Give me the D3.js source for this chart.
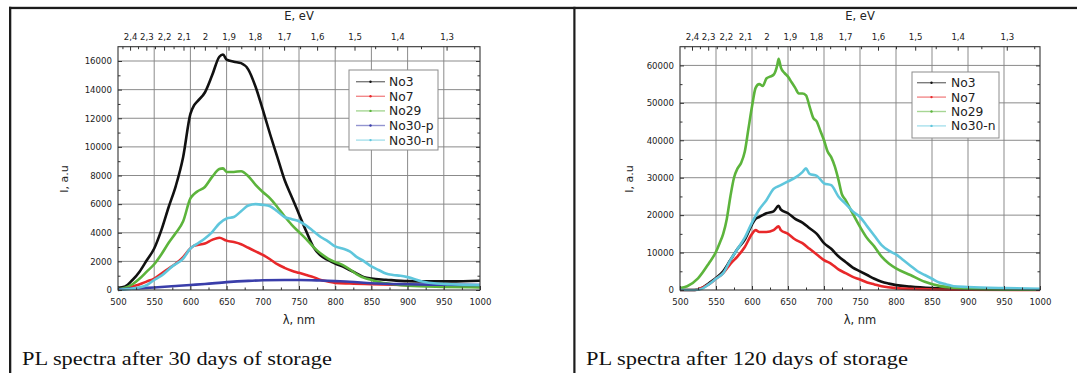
<!DOCTYPE html>
<html>
<head>
<meta charset="utf-8">
<script src="https://cdn.jsdelivr.net/npm/d3@7"></script>
<style>
  html, body { margin: 0; padding: 0; background: #fff; }
  svg { display: block; }
</style>
</head>
<body>
<svg id="chart" width="1077" height="373"></svg>
<script>
// ---- PL spectra after 30 days of storage ----
const wl30_No3 = [500,510,520,530,540,550,560,570,580,590,600,605,610,620,630,640,645,650,660,670,680,690,700,710,720,730,740,750,760,770,780,790,800,810,820,830,840,850,870,900,930,960,1000];
const I30_No3  = [150,250,700,1300,2100,2900,4200,5800,7300,9300,12300,12900,13200,13800,15000,16300,16450,16100,15950,15850,15400,14200,12600,10900,9300,7700,6500,5300,4100,3000,2400,2100,1850,1650,1400,1150,900,800,720,620,600,600,650];

const wl30_No7 = [500,510,520,530,540,550,560,570,580,590,600,605,610,620,630,640,650,660,670,680,690,700,710,720,730,740,750,760,770,780,790,800,820,850,900,950,1000];
const I30_No7  = [0,100,250,400,600,800,1150,1500,1850,2300,2900,3100,3150,3250,3500,3650,3450,3350,3200,2950,2700,2450,2150,1800,1550,1350,1200,1050,900,700,600,500,450,400,350,330,320];

const wl30_No29 = [500,510,520,530,540,550,560,570,580,590,600,605,610,620,630,640,645,650,660,670,680,690,700,710,720,730,740,750,760,770,780,790,800,810,820,830,840,850,860,880,900,950,1000];
const I30_No29  = [50,150,400,800,1300,1800,2500,3300,4000,4800,6400,6700,6900,7200,7900,8450,8500,8250,8250,8300,7950,7350,6850,6400,5800,5150,4550,4050,3550,3000,2550,2200,1950,1750,1450,1100,850,700,550,400,300,220,180];

const wl30_No30p = [500,520,550,580,600,620,650,680,700,730,750,780,800,820,850,900,950,1000];
const I30_No30p  = [50,100,180,280,350,420,550,640,680,700,700,660,620,580,470,400,370,350];

const wl30_No30n = [500,520,540,550,560,575,590,600,610,620,630,640,650,660,670,680,690,700,710,720,730,740,750,760,770,780,790,800,810,820,830,840,850,860,870,880,890,900,920,940,960,1000];
const I30_No30n  = [0,100,350,700,1000,1650,2200,2900,3250,3600,4050,4650,5000,5100,5500,5900,6000,5950,5850,5500,5100,4950,4800,4500,4100,3700,3400,3050,2900,2700,2300,2000,1650,1400,1150,1050,1000,900,600,450,400,350];

// ---- PL spectra after 120 days of storage ----
const wl120_No3 = [500,520,530,540,550,560,570,580,590,600,605,610,620,630,637,640,650,660,670,680,690,700,710,720,730,740,750,760,770,780,790,800,820,850,900,1000];
const I120_No3  = [0,0,500,1800,3200,5000,8000,11000,13500,17500,19000,19500,20500,21000,22500,21500,20500,19000,18000,16500,15000,12500,11000,9000,7500,6000,5000,4000,3000,2200,1700,1300,900,500,200,100];

const wl120_No7 = [500,520,525,540,550,560,570,580,590,600,605,610,620,630,637,640,650,660,670,680,690,700,710,720,730,740,750,760,770,780,800,850,900,1000];
const I120_No7  = [0,0,200,1500,3000,4500,7000,9000,11500,15000,16000,15500,15500,16000,17000,16000,15000,13500,12500,11000,9500,8000,7000,5500,4500,3500,2800,2000,1500,1000,500,150,50,0];

const wl120_No29 = [500,510,525,540,550,555,560,565,570,575,580,585,590,595,600,605,610,615,620,625,630,635,637,640,645,650,655,660,665,670,675,680,685,690,695,700,705,710,715,720,725,730,740,750,760,770,780,790,800,820,840,860,880,900,920,950,1000];
const I120_No29  = [500,1000,3100,7100,10200,12500,15000,19000,25000,30000,32500,34000,37000,43000,49000,54000,55000,54500,56500,57000,57500,60000,61800,59500,58000,57000,55500,54000,52500,52500,52000,49000,46000,45000,42500,40000,37000,35500,33000,29500,25500,24000,20400,16900,13800,11600,8900,7100,5800,4000,2200,1100,600,350,200,100,50];

const wl120_No30n = [500,520,530,540,550,560,570,580,590,600,610,620,630,640,650,660,670,675,680,690,700,710,720,730,740,750,760,770,780,790,800,810,820,830,840,850,860,870,880,900,950,1000];
const I120_No30n  = [0,0,300,1500,3000,4500,8000,11000,14000,18000,21500,24000,27000,28000,29000,30000,31500,32500,31000,30500,28500,28000,25000,23000,21000,19500,17000,14500,12000,10500,9500,8000,6500,5000,4000,3000,2000,1500,1000,800,500,300];

// Series names and colours
const names30  = ["No3", "No7", "No29", "No30-p", "No30-n"];
const names120 = ["No3", "No7", "No29", "No30-n"];
const colors = { "No3": "#111111", "No7": "#e8282a", "No29": "#5cb43c", "No30-p": "#3a3eaa", "No30-n": "#5fc6dc" };

// Axis ticks
const wlTicks = [500,550,600,650,700,750,800,850,900,950,1000];
const eTicks = [2.4,2.3,2.2,2.1,2.0,1.9,1.8,1.7,1.6,1.5,1.4,1.3];
const eMinorTicks = [2.45,2.35,2.25,2.15,2.05,1.95,1.85,1.75,1.65,1.55,1.45,1.35,1.25];
const yTicks30  = [0,2000,4000,6000,8000,10000,12000,14000,16000];
const yTicks120 = [0,10000,20000,30000,40000,50000,60000];
const HC = 1240; // eV·nm

const captions = ["PL spectra after 30 days of storage", "PL spectra after 120 days of storage"];

const svg = d3.select("#chart");
svg.append("rect").attr("width", 1077).attr("height", 373).attr("fill", "#fff");

// table frame
const frame = svg.append("g").attr("fill", "#1c1c1c");
frame.append("rect").attr("x", 9).attr("y", 6.8).attr("width", 1068).attr("height", 2.3);
frame.append("rect").attr("x", 9).attr("y", 6.8).attr("width", 2.3).attr("height", 367);
frame.append("rect").attr("x", 573.3).attr("y", 6.8).attr("width", 2.2).attr("height", 367);

const SANS = "'DejaVu Sans', sans-serif";
const SERIF = "'Liberation Serif', 'Times New Roman', serif";

function drawPanel(p) {
  const x = d3.scaleLinear().domain([500, 1000]).range([p.x0, p.x1]);
  const y = d3.scaleLinear().domain([0, p.yMax]).range([p.y1, p.y0]);
  const g = svg.append("g");

  // grid
  const grid = g.append("g").attr("stroke", "#858585").attr("stroke-width", 0.95);
  wlTicks.slice(1, -1).forEach(v => {
    grid.append("line").attr("x1", x(v)).attr("x2", x(v)).attr("y1", p.y0).attr("y2", p.y1);
  });
  p.yTicks.slice(1).forEach(v => {
    grid.append("line").attr("x1", p.x0).attr("x2", p.x1).attr("y1", y(v)).attr("y2", y(v));
  });

  // curves
  const line = d3.line().x(d => x(d[0])).y(d => y(d[1])).curve(d3.curveMonotoneX);
  p.series.forEach(s => {
    const pts = s.wl.map((w, i) => [w, s.I[i]]);
    g.append("path").datum(pts).attr("d", line)
      .attr("fill", "none").attr("stroke", colors[s.name])
      .attr("stroke-width", 2.6).attr("stroke-linejoin", "round");
  });

  // bottom axis (inward ticks)
  const bottom = g.append("g").attr("transform", `translate(0,${p.y1})`)
    .call(d3.axisBottom(x).tickValues(wlTicks).tickSize(-4).tickPadding(9).tickFormat(d3.format("d")));
  const bottomMinor = g.append("g").attr("transform", `translate(0,${p.y1})`)
    .call(d3.axisBottom(x).tickValues(d3.range(525, 1000, 50)).tickSize(-2.5).tickFormat(""));

  // top axis: photon energy E = hc / λ
  const top = g.append("g").attr("transform", `translate(0,${p.y0})`)
    .call(d3.axisTop(x).tickValues(eTicks.map(e => HC / e)).tickSize(-4).tickPadding(7)
      .tickFormat((d, i) => {
        const e = eTicks[i];
        return Math.abs(e - Math.round(e)) < 1e-9 ? String(Math.round(e)) : e.toFixed(1).replace(".", ",");
      }));
  const topMinor = g.append("g").attr("transform", `translate(0,${p.y0})`)
    .call(d3.axisTop(x).tickValues(eMinorTicks.map(e => HC / e)).tickSize(-2.5).tickFormat(""));

  // left & right axes
  const left = g.append("g").attr("transform", `translate(${p.x0},0)`)
    .call(d3.axisLeft(y).tickValues(p.yTicks).tickSize(-4).tickPadding(6).tickFormat(d3.format("d")));
  const minorY = d3.range(p.yStep / 2, p.yMax, p.yStep);
  const leftMinor = g.append("g").attr("transform", `translate(${p.x0},0)`)
    .call(d3.axisLeft(y).tickValues(minorY).tickSize(-2.5).tickFormat(""));
  const right = g.append("g").attr("transform", `translate(${p.x1},0)`)
    .call(d3.axisRight(y).tickValues(p.yTicks).tickSize(-4).tickFormat(""));
  const rightMinor = g.append("g").attr("transform", `translate(${p.x1},0)`)
    .call(d3.axisRight(y).tickValues(minorY).tickSize(-2.5).tickFormat(""));

  [bottom, bottomMinor, top, topMinor, left, leftMinor, right, rightMinor].forEach(a => {
    a.select(".domain").remove();
    a.selectAll(".tick line").attr("stroke", "#333").attr("stroke-width", 1);
    a.selectAll("text").attr("font-family", SANS).attr("font-size", 8.6).attr("fill", "#222");
  });

  // frame
  g.append("rect").attr("x", p.x0).attr("y", p.y0)
    .attr("width", p.x1 - p.x0).attr("height", p.y1 - p.y0)
    .attr("fill", "none").attr("stroke", "#333").attr("stroke-width", 1.1);

  // axis titles
  g.append("text").attr("x", (p.x0 + p.x1) / 2).attr("y", 20)
    .attr("text-anchor", "middle").attr("font-family", SANS).attr("font-size", 11.5).attr("fill", "#222")
    .text("E, eV");
  g.append("text").attr("x", (p.x0 + p.x1) / 2).attr("y", 324)
    .attr("text-anchor", "middle").attr("font-family", SANS).attr("font-size", 11.5).attr("fill", "#222")
    .text("λ, nm");
  g.append("text").attr("transform", `translate(${p.yLabelX},179) rotate(-90)`)
    .attr("text-anchor", "middle").attr("font-family", SANS).attr("font-size", 11).attr("fill", "#222")
    .text("I, a.u");

  // legend
  const lg = g.append("g");
  lg.append("rect").attr("x", p.legend.x0).attr("y", p.legend.y0)
    .attr("width", p.legend.x1 - p.legend.x0).attr("height", p.legend.y1 - p.legend.y0)
    .attr("fill", "#fff").attr("stroke", "#8c8c8c").attr("stroke-width", 1);
  p.series.forEach((s, i) => {
    const cy = p.legend.row0 + i * p.legend.rowStep;
    lg.append("line").attr("x1", p.legend.lx0).attr("x2", p.legend.lx1)
      .attr("y1", cy).attr("y2", cy).attr("stroke", colors[s.name])
      .attr("stroke-opacity", 0.55).attr("stroke-width", 1.4);
    lg.append("circle").attr("cx", (p.legend.lx0 + p.legend.lx1) / 2).attr("cy", cy)
      .attr("r", 1.2).attr("fill", colors[s.name]);
    lg.append("text").attr("x", p.legend.tx).attr("y", cy + 4.4)
      .attr("font-family", SANS).attr("font-size", 12.3).attr("fill", "#222")
      .text(s.name);
  });

  // caption
  const cap = svg.append("text").attr("font-family", SERIF).attr("font-size", 19.5).attr("fill", "#111")
    .text(p.caption);
  const w = cap.node().getComputedTextLength();
  cap.attr("transform", `translate(${p.capX},365) scale(${p.capW / w},1)`);
}

drawPanel({
  x0: 118, x1: 480, y0: 46.7, y1: 290, yMax: 17000, yStep: 2000, yTicks: yTicks30,
  yLabelX: 68,
  series: [
    { name: names30[0], wl: wl30_No3,   I: I30_No3 },
    { name: names30[1], wl: wl30_No7,   I: I30_No7 },
    { name: names30[2], wl: wl30_No29,  I: I30_No29 },
    { name: names30[3], wl: wl30_No30p, I: I30_No30p },
    { name: names30[4], wl: wl30_No30n, I: I30_No30n }
  ],
  legend: { x0: 349, x1: 438, y0: 70, y1: 150, row0: 81.7, rowStep: 14.6, lx0: 356, lx1: 385, tx: 389 },
  caption: captions[0], capX: 22, capW: 310
});

drawPanel({
  x0: 680, x1: 1040, y0: 46.7, y1: 290, yMax: 65000, yStep: 10000, yTicks: yTicks120,
  yLabelX: 633,
  series: [
    { name: names120[0], wl: wl120_No3,   I: I120_No3 },
    { name: names120[1], wl: wl120_No7,   I: I120_No7 },
    { name: names120[2], wl: wl120_No29,  I: I120_No29 },
    { name: names120[3], wl: wl120_No30n, I: I120_No30n }
  ],
  legend: { x0: 912, x1: 999, y0: 72, y1: 138, row0: 82.7, rowStep: 14.4, lx0: 917, lx1: 946, tx: 951 },
  caption: captions[1], capX: 586, capW: 322
});
</script>
</body>
</html>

* * *

- **TASK OBJECTIVE**
In the listing, find every line containing the word "chart" and list it.

- **WRITTEN REPLY**
Give me the D3.js source for this chart.
<svg id="chart" width="1077" height="373"></svg>
const svg = d3.select("#chart");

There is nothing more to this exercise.